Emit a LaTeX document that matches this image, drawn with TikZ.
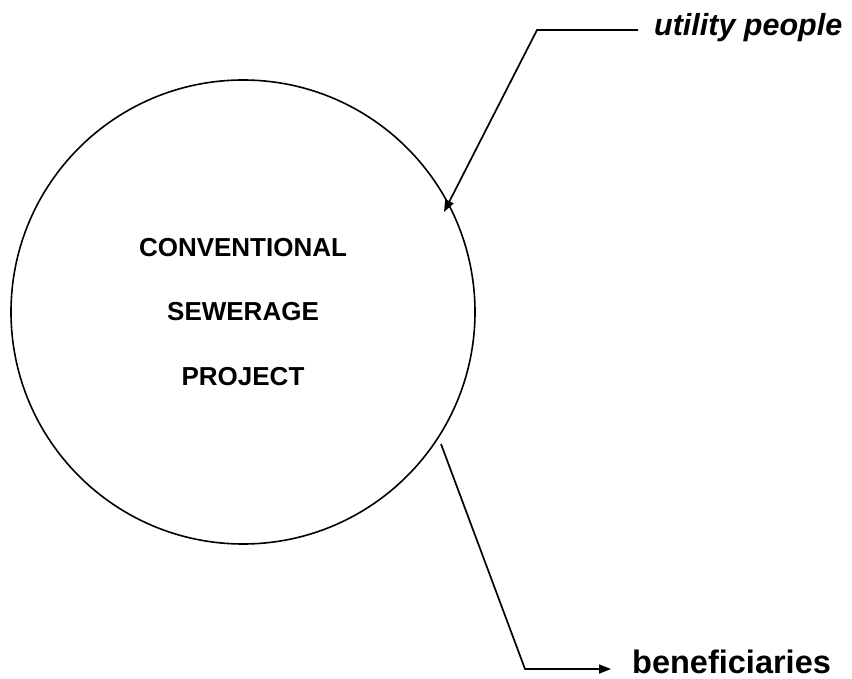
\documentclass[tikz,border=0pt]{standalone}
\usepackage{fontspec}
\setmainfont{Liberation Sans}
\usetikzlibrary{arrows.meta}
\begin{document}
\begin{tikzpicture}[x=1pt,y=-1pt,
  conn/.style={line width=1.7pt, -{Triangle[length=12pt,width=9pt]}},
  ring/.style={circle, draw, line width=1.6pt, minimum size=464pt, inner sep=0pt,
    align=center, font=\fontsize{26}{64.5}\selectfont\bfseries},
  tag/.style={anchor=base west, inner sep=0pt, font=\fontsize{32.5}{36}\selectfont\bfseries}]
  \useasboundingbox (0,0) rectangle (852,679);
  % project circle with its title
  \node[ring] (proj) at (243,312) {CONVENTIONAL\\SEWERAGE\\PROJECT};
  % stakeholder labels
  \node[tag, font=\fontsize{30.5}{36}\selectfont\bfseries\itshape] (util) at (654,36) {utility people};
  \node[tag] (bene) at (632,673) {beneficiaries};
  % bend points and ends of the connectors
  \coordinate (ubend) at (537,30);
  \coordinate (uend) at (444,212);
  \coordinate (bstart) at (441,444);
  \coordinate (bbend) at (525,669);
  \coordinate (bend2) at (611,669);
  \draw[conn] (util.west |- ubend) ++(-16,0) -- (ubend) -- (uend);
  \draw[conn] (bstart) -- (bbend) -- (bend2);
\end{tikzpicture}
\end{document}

________

● **REQUIREMENTS**: Keep the pictures out of the copy and return the rest of the data above exactly.

● **TASK RESPONSE**:
Emit a LaTeX document that matches this image, drawn with TikZ.
\documentclass[tikz,border=0pt]{standalone}
\usepackage{fontspec}
\setmainfont{Liberation Sans}
\usetikzlibrary{arrows.meta}
\begin{document}
\begin{tikzpicture}[x=1pt,y=-1pt,
  conn/.style={line width=1.7pt, -{Triangle[length=12pt,width=9pt]}},
  ring/.style={circle, draw, line width=1.6pt, minimum size=464pt, inner sep=0pt,
    align=center, font=\fontsize{26}{64.5}\selectfont\bfseries},
  tag/.style={anchor=base west, inner sep=0pt, font=\fontsize{32.5}{36}\selectfont\bfseries}]
  \useasboundingbox (0,0) rectangle (852,679);
  % project circle with its title
  \node[ring] (proj) at (243,312) {CONVENTIONAL\\SEWERAGE\\PROJECT};
  % stakeholder labels
  \node[tag, font=\fontsize{30.5}{36}\selectfont\bfseries\itshape] (util) at (654,36) {utility people};
  \node[tag] (bene) at (632,673) {beneficiaries};
  % bend points and ends of the connectors
  \coordinate (ubend) at (537,30);
  \coordinate (uend) at (444,212);
  \coordinate (bstart) at (441,444);
  \coordinate (bbend) at (525,669);
  \coordinate (bend2) at (611,669);
  \draw[conn] (util.west |- ubend) ++(-16,0) -- (ubend) -- (uend);
  \draw[conn] (bstart) -- (bbend) -- (bend2);
\end{tikzpicture}
\end{document}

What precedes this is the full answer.